Raw accuracy scores all payer and hospital rate columns immediately after combined_raw is built — before imputations or benchmarks exist. BRIT accuracy re-scores everything after combined_brit merges all four layers, so imputation columns get scored for the first time, and previously scored raw columns can be re-evaluated with more context.
BRIT Accuracy Tasks
Six type-specific tasks run in parallel, each reading from tmp_int_combined_brit. Medical is split into three sequential sub-steps:
- Drugs — Drug-specific outlier bounds (0.8–10× Medicare for payer; 0.8–4× for hospital). DPR exception: payer drug rates up to 1000% of Medicare allowed. CDF scoring disabled (
is_drug_code=true→ CDF=0). →tmp_int_accuracy_brit_drugs - Labs — Tight bounds: 0.2–4.5× Medicare. Lab rates cluster near Medicare, so the narrow window is appropriate. →
tmp_int_accuracy_brit_labs - Medical — Rates — Scores all payer and hospital raw+transformation columns for non-IP (0.5–30×) and IP (0.9–10×) medical codes. Builds
payer_rates_arrayandhospital_rates_arrayfor counterparty checking. →tmp_int_accuracy_brit_medical_rates - Medical — Imputations — Scores imputation columns for medical ROIDs separately. Imputed rates use a different score ceiling (max score 4, not 7) — they can never beat a validated raw rate. →
tmp_int_accuracy_brit_medical_imputations - Medical — Join — Combines medical rates + medical imputations into the final medical accuracy table. →
tmp_int_accuracy_brit_medical - Physician Groups — PG-specific: anesthesia codes get a hard dollar cap (200) in addition to the 0.5–5.5× Medicare multiplier bound. →
tmp_int_accuracy_brit_physician_groups - DME — DME codes: 0.5–5.5× Medicare bounds. →
tmp_int_accuracy_brit_dme - Urgent Care — Urgent care ROIDs scored separately. Applies standard medical bounds within the urgent care provider type. →
tmp_int_accuracy_brit_urgent_care - BRIT Union — All 6 type-specific tables unioned into the final BRIT accuracy table. →
tmp_int_accuracy_brit
What Changes Between Raw and BRIT Accuracy?

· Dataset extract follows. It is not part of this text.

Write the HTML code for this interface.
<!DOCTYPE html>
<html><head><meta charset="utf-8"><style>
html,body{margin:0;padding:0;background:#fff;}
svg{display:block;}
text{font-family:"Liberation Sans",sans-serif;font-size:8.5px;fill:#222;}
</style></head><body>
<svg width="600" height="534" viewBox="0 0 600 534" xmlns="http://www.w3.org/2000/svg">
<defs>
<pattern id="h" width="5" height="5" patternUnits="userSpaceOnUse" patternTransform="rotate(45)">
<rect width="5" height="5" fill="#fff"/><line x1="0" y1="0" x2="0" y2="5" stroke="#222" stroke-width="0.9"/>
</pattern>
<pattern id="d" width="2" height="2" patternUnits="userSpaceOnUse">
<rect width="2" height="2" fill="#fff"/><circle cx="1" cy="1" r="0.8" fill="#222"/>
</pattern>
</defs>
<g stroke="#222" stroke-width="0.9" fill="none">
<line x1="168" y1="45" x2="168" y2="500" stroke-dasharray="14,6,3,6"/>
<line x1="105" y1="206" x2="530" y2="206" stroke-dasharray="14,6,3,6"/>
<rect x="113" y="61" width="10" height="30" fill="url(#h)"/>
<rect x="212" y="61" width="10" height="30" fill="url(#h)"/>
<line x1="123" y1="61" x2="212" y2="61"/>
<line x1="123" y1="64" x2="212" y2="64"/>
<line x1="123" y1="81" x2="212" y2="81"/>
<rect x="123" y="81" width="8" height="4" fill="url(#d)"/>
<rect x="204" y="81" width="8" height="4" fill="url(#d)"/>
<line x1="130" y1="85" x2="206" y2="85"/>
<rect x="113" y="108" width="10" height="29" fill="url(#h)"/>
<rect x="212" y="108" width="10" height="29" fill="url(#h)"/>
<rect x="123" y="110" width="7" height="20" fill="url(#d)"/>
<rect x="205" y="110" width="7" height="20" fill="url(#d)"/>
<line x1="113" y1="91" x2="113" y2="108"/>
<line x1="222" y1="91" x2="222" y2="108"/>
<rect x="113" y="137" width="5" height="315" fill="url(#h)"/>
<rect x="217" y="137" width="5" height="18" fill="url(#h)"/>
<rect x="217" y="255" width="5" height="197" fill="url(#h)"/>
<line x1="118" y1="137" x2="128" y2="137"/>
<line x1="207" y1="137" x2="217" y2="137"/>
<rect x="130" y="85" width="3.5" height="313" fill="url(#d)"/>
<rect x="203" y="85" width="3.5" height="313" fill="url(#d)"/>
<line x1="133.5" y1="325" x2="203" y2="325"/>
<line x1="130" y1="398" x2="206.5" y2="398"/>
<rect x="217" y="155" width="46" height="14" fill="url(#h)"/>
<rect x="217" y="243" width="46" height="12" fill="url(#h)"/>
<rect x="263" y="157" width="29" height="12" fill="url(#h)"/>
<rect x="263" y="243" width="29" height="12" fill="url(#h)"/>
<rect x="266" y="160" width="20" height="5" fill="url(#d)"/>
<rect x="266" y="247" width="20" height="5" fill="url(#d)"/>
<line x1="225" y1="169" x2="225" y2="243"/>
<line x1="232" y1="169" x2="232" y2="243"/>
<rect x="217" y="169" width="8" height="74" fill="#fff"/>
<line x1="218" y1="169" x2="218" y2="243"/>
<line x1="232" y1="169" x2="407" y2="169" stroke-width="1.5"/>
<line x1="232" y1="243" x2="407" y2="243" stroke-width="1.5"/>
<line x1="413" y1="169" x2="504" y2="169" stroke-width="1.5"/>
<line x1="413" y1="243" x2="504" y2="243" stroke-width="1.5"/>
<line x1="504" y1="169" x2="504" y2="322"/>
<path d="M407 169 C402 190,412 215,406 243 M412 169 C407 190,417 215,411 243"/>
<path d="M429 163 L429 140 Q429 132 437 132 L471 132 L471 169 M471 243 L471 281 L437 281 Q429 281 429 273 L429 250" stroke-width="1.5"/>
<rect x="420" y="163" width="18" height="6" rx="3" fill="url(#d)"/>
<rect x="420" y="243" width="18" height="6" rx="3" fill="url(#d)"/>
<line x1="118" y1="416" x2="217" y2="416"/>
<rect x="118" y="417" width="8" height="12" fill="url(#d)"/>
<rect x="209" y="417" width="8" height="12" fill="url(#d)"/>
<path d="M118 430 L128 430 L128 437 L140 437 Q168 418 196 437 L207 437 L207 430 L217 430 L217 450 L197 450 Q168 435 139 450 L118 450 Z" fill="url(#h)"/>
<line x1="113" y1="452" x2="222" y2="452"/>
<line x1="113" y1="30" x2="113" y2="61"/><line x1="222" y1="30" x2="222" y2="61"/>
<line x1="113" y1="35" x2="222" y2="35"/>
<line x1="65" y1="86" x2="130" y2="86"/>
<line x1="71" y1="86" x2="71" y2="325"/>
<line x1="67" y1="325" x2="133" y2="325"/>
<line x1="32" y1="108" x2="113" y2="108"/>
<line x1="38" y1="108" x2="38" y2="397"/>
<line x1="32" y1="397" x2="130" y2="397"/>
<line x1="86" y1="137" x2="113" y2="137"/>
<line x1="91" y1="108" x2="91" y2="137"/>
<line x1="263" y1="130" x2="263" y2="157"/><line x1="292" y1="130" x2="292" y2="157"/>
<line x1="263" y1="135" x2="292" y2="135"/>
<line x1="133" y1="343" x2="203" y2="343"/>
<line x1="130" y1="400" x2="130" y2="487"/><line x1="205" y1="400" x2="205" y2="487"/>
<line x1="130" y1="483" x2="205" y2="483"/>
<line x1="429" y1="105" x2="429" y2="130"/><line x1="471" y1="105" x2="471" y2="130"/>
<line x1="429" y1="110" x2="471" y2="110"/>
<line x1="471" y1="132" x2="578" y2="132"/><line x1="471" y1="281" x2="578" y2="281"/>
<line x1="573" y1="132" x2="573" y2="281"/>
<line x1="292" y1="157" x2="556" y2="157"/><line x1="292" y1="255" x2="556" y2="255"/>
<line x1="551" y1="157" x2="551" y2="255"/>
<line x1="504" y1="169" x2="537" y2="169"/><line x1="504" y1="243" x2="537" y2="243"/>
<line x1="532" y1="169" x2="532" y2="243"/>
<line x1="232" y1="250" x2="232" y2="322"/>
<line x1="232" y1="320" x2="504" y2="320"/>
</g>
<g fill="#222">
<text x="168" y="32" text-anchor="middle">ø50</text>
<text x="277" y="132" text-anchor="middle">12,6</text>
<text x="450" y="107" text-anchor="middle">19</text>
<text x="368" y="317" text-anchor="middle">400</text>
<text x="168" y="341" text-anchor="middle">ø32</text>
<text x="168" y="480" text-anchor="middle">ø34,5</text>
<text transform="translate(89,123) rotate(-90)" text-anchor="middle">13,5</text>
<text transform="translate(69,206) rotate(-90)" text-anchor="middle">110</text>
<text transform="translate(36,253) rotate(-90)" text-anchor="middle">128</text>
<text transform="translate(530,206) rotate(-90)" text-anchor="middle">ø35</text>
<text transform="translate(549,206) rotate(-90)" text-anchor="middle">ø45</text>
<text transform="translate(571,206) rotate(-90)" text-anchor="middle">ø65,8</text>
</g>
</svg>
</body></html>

| Dimension | Raw Accuracy | BRIT Accuracy |
|---|---|---|
| Input table | tmp_int_combined_raw | tmp_int_combined_brit |
| Columns scored | Payer + hospital raw columns only | Raw + transformed + imputed + benchmark columns |
| Chunking | By payer | By rate/provider type (parallel) |
| Counterparty arrays | Built here — used for raw score 7 | Rebuilt with full data — final validated scores |
| Type-specific logic | None — one SQL for all types | Separate SQL per type (drugs, labs, medical, PG, DME, UC) |
Medical 3-step design: Medical rates and medical imputations are scored separately before joining. This lets the imputation scoring use different score ceilings (imputed rates cannot reach score 7) without complicating the main rates SQL.
Output of BRIT accuracy = input to rate selection. tmp_int_accuracy_brit is the final wide table with every rate column and its _validation_score for every ROID. Rate selection reads this table and picks the column with the highest score.
Score Hierarchy
Complete mapping from internal validation scores to user-facing confidence scores.

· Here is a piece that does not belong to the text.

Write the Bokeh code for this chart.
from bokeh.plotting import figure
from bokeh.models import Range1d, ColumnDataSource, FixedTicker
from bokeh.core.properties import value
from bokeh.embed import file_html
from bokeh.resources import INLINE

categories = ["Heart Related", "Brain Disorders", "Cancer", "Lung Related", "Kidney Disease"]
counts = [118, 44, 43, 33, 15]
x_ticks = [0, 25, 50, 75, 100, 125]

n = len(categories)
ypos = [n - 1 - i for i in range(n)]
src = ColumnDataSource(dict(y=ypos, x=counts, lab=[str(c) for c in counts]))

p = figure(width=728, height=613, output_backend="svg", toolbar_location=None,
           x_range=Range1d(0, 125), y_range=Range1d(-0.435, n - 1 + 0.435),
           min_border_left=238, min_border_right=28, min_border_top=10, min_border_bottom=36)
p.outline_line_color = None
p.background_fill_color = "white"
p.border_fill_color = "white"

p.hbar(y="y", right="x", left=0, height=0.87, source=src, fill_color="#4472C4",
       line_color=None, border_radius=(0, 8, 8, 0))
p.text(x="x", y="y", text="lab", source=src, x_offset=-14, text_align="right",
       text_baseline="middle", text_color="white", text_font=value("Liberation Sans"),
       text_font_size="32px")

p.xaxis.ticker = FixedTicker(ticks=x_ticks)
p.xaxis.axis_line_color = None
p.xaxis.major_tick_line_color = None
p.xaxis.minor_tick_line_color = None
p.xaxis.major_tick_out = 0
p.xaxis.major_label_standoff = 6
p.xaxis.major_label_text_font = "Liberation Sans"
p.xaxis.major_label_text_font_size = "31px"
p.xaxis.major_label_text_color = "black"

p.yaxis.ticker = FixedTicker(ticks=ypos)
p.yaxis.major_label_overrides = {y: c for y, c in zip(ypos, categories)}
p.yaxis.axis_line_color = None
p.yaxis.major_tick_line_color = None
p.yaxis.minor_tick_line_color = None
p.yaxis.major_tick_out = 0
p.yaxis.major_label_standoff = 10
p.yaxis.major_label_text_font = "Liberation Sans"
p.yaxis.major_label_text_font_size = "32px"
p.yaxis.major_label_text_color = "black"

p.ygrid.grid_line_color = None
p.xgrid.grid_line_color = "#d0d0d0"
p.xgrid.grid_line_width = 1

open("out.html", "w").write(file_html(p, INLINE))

| Internal Score | Label | Confidence (0–5) | Meaning | Decimal Component |
|---|---|---|---|---|
| 7.x | Validated | 5 | Payer + hospital agree within ±20% | rate / 1e8 (prefer higher rates) |
| 6.x | Raw, not outlier | 4 | Single source, within bounds | CDF value (prefer common rates) |
| 5.x | Benchmark-validated | 3 | Transformed rate within 95-1000% of Medicare | CDF value |
| 4.x | Not outlier | 2 | Within bounds, no validation | CDF value |
| 3.x | Imputation benchmark | 3 | Imputation, benchmark-based | CDF value |
| 2.x | Imputation not outlier | 2 | Imputation within bounds | CDF value |
| 1.x | Outlier | 1 | Outside all acceptable bounds | CDF value |
| 0 | No rate | 0 | NULL / no rate available | — |
The decimal tiebreaker is everything. Among 100 payer rates that all score 6.x (raw, not outlier), the one with the highest CDF (most common rate value) wins. Among validated rates (7.x), the one with the highest dollar amount wins. This ensures deterministic selection without arbitrary ordering.